Tudo isso, no entanto, é apenas o varejo do ciclo econômico-eleitoral na política brasileira. Ao atacado (macro) pertencem não só o malfadado "estelionato eleitoral" do Plano Cruzado como, o que é menos sabido, o estouro das metas monetárias do BC no bojo das eleições de 90 –um fato que, além de lançar a inflação às alturas, gerou um rombo financeiro dos Estados junto à União que vem sendo até hoje objeto de obscuras rolagens e renegociações.
E o Plano Real? Até que ponto seria correto interpretá-lo como o mais recente e espetacular episódio de manipulação pré-eleitoral em nossa macroeconomia política? Estaremos às voltas, novamente, com um "paraíso artificial" –embriagados com o sucesso inicial do plano e iludidos pelo nosso próprio desejo de que ele funcione e elimine de vez a praga inflacionária?

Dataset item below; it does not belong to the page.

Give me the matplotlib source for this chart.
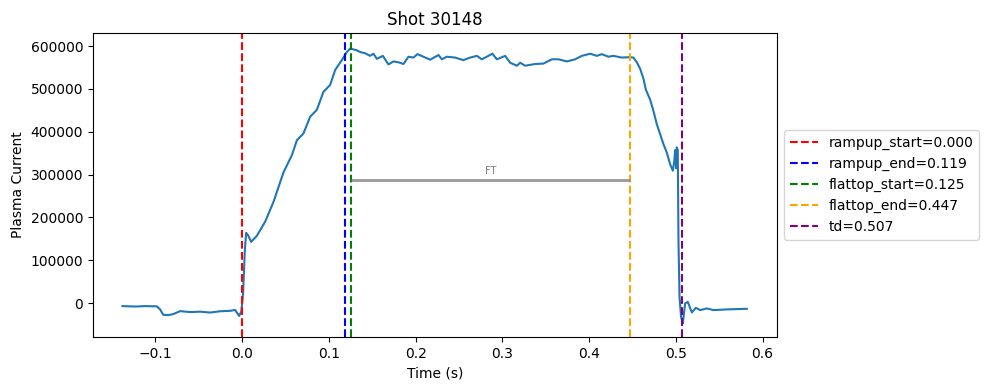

É difícil imaginar uma pergunta que suscite tanto fogo e cegueira partidária hoje em dia. Para uns, o engodo trágico do Cruzado está prestes a se repetir, agora como farsa, na astúcia envernizada do Plano Real. Há um tarifaço (ou coisa parecida) sendo urdido para o "day after" da eleição.
Para outros, a mera suspeita de que o Plano Real cheira a expediente pré-eleitoral seria algo ofensivo e impatriótico. E mesmo que fosse, acrescentam, haveria outra opção?
Diante de posições tão conflitantes –e defendidas, curiosamente, por gente que até ontem andava de braços dados em política–, no que acreditar? A resposta sensata, creio, pelo menos para quem deseja manter um módico de objetividade diante dos fatos, é que a verdade não está nem lá, nem cá. O que existe, a meu ver, é uma boa dose de razão –e outra ainda maior de ilusão– em ambas as posições.
O "timing" eleitoral do Plano Real salta aos olhos. Se alguém tivesse calculado friamente a coisa, não teria feito melhor. A uma semana das eleições, a inflação, que já vinha baixa, caiu para menos de 1% ao mês.
A orgia de remarcações na despedida da URV –criando uma gordura para ser queimada nos meses seguintes– acabou sendo uma benção disfarçada. Mas o lance responsável pelo sucesso pré-eleitoral do plano foi o golpe de mestre aplicado na indexação.
O grande feito do Plano Real, até o momento, foi a desinercialização da inflação. O mais nótavel é que isso foi conseguido sem congelamento ou violação de contratos, como de outras vezes, e sem que os fundamentos da estabilização duradoura –ajuste fiscal e liberalização– tivessem sido conquistados. O segredo do Plano Real reside numa peça notável de engenharia financeira.
Para quebrar a espinha da indexação, adotou-se o sábio preceito oriental –"se você não pode derrotar o seu inimigo, então junte-se a ele". O Plano Real venceu a indexação –pelo menos temporariamente– juntando-se a ela e usando a sua própria força para destruí-la.
É de tirar o chapéu. Só mesmo economistas brasileiros teriam tido uma idéia tão engenhosa, até porque só no Brasil se criou uma indexação tão sofisticada e diabólica...
Apontar para o "timing" eleitoral do Plano Real e a superficialidade das medidas já tomadas não implica, contudo, reduzí-lo à condição de mero "paraíso artificial", engendrado para virar as eleições e nada mais.
Embora frágil, o Plano Real é um hábil começo –uma gigantesca promessa. Se FHC for eleito, como tudo parece indicar, os primeiros meses de seu mandato mostrarão se a promessa será traída ou honrada.
"A anatomia do homem", dizia Marx, "é a chave para anatomia do macaco". O mesmo vale, "mutatis mutandis", para o Plano Real. O que for feito dele no futuro, após as eleições, será a chave para o que foi feito na fase pré-eleitoral. Se o Plano Real pertence –ou não– à família espúria do Cruzado, só o tempo dirá.